• [Set exercise]:
Read the material below and count the lines holding the string "this". Give that count with nothing added.

• [Provided data]:
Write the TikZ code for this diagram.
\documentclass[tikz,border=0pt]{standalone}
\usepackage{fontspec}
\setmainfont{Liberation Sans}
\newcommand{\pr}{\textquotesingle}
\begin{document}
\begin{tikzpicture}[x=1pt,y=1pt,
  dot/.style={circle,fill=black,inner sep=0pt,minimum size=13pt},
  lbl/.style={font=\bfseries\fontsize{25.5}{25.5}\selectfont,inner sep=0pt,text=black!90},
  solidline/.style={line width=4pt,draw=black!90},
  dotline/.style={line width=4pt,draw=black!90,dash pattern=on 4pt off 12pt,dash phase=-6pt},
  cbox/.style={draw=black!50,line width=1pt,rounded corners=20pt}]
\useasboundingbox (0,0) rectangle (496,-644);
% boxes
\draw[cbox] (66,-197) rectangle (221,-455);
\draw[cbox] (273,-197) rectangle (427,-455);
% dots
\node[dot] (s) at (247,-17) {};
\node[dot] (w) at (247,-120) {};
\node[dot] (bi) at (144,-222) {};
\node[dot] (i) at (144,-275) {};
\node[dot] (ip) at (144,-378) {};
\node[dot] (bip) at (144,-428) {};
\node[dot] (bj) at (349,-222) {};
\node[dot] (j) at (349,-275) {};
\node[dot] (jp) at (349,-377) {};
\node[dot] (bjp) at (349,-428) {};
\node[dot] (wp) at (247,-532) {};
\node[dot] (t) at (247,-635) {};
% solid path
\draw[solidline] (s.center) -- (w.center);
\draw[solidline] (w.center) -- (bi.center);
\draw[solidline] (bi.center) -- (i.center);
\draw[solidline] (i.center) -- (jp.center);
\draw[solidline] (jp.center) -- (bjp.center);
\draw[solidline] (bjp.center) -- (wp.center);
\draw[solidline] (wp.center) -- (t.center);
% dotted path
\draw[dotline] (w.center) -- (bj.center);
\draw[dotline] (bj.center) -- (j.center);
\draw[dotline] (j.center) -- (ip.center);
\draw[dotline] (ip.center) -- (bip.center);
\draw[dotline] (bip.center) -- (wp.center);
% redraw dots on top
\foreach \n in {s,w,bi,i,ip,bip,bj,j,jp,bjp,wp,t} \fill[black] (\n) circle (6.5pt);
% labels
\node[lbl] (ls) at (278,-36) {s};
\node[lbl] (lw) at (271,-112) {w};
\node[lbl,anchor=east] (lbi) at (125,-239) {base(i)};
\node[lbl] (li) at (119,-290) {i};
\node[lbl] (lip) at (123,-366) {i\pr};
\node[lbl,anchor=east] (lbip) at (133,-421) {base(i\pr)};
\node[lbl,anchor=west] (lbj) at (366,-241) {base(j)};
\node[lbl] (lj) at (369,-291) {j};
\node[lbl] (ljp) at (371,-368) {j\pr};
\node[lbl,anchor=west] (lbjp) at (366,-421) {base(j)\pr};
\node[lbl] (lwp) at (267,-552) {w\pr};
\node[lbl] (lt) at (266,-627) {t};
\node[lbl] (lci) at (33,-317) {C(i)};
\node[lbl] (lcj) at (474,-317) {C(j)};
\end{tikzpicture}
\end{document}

==

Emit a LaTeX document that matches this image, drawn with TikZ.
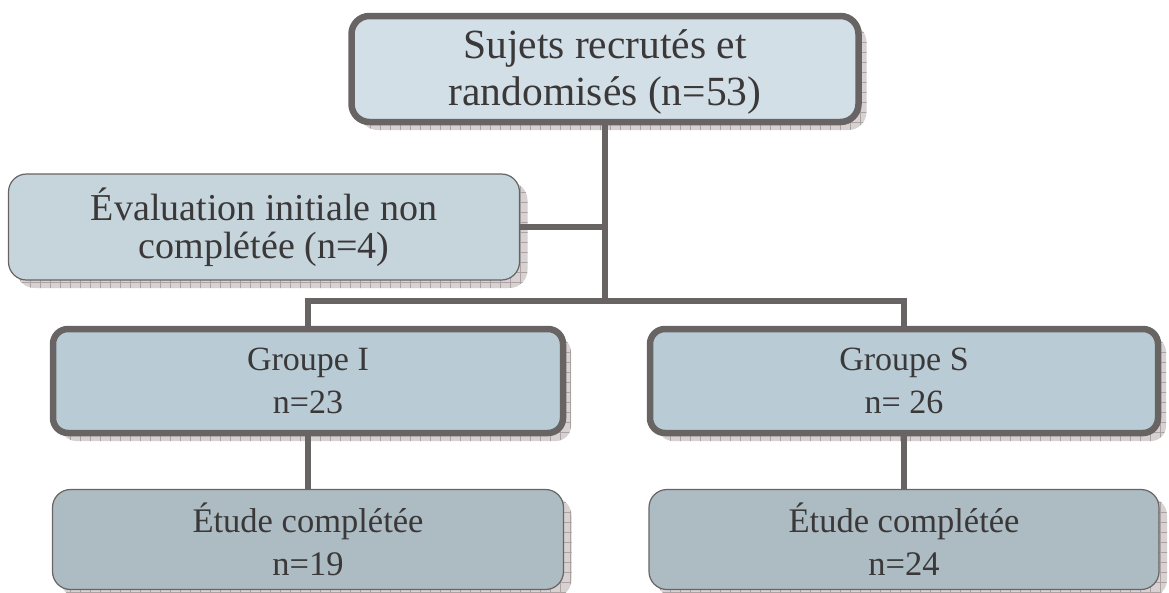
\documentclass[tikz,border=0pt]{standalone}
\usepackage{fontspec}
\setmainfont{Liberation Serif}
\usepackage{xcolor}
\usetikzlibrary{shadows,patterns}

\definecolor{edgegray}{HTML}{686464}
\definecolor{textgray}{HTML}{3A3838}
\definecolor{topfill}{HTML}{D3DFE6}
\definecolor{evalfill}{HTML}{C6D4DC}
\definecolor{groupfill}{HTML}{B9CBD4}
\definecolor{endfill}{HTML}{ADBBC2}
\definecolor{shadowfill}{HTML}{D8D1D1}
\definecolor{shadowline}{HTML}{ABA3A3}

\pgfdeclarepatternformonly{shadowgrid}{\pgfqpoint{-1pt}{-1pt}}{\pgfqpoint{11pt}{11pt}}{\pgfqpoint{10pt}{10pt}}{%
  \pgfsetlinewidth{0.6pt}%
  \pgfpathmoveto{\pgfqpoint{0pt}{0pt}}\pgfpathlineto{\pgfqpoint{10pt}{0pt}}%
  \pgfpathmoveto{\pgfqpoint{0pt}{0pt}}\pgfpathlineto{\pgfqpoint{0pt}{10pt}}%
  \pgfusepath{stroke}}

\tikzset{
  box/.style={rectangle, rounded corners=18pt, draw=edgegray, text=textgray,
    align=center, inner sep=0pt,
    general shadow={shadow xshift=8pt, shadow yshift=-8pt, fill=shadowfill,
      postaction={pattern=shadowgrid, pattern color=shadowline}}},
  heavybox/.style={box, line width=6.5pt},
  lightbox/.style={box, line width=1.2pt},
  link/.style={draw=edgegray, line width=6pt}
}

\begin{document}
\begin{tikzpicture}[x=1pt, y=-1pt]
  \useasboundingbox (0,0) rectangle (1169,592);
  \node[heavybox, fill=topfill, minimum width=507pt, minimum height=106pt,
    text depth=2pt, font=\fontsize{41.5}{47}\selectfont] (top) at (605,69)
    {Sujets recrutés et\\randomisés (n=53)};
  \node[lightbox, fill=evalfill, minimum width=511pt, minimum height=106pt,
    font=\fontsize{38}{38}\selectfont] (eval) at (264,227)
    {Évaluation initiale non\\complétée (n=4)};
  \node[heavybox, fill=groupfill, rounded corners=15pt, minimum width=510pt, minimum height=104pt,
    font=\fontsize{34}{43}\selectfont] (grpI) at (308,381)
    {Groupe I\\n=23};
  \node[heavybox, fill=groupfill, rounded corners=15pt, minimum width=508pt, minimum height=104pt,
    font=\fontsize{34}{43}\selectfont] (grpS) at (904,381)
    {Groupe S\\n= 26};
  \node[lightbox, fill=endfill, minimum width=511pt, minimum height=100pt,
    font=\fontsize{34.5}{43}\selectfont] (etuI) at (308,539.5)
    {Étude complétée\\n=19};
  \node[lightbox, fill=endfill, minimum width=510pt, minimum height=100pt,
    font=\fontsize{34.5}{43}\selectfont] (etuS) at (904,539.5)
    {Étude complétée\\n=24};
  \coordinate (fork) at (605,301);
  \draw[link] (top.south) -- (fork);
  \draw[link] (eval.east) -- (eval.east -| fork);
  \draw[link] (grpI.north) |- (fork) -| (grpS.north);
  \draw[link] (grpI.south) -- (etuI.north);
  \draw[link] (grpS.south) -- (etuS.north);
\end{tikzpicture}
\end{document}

---

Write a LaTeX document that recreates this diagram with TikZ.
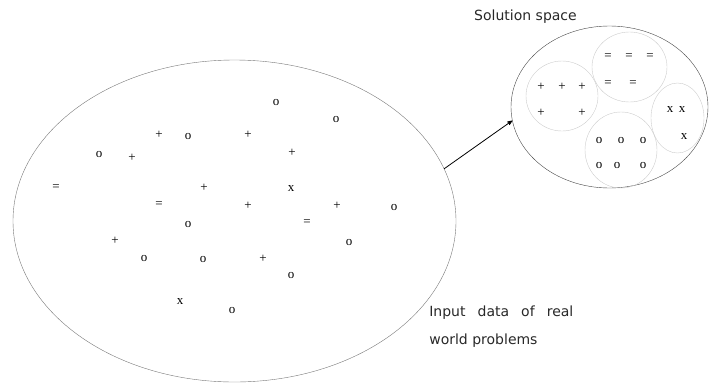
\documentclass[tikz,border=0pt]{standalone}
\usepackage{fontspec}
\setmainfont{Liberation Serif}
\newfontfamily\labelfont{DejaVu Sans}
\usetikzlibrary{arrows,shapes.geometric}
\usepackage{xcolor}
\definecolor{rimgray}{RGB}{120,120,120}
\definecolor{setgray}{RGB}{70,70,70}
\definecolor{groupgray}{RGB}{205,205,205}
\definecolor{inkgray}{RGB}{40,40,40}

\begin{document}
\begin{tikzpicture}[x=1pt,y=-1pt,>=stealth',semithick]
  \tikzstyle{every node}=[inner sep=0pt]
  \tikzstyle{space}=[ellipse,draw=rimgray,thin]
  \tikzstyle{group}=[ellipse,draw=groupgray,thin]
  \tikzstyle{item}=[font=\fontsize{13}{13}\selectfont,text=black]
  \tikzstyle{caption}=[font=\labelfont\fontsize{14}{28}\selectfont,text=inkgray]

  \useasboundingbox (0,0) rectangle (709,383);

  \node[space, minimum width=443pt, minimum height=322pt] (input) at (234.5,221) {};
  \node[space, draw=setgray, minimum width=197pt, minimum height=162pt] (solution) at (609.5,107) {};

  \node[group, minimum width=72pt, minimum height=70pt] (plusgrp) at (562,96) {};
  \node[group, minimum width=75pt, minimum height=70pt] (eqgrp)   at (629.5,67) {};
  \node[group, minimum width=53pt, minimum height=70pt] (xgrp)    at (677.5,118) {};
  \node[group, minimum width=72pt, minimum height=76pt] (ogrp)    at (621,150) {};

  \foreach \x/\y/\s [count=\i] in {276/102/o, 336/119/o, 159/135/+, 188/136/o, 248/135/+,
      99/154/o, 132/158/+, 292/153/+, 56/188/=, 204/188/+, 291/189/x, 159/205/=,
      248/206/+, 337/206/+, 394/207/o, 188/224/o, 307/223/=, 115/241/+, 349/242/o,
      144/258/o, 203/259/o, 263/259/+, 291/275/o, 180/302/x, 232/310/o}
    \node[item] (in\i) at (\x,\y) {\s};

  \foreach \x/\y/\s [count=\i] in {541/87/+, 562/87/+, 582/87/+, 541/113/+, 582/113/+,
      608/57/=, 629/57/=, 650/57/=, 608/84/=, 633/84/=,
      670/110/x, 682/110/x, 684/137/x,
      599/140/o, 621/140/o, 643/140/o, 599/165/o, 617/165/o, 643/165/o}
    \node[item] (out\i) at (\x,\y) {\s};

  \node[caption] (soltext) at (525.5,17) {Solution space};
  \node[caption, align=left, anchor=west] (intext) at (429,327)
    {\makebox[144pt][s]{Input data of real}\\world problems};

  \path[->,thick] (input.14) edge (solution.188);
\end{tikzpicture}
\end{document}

• [Final answer]:
3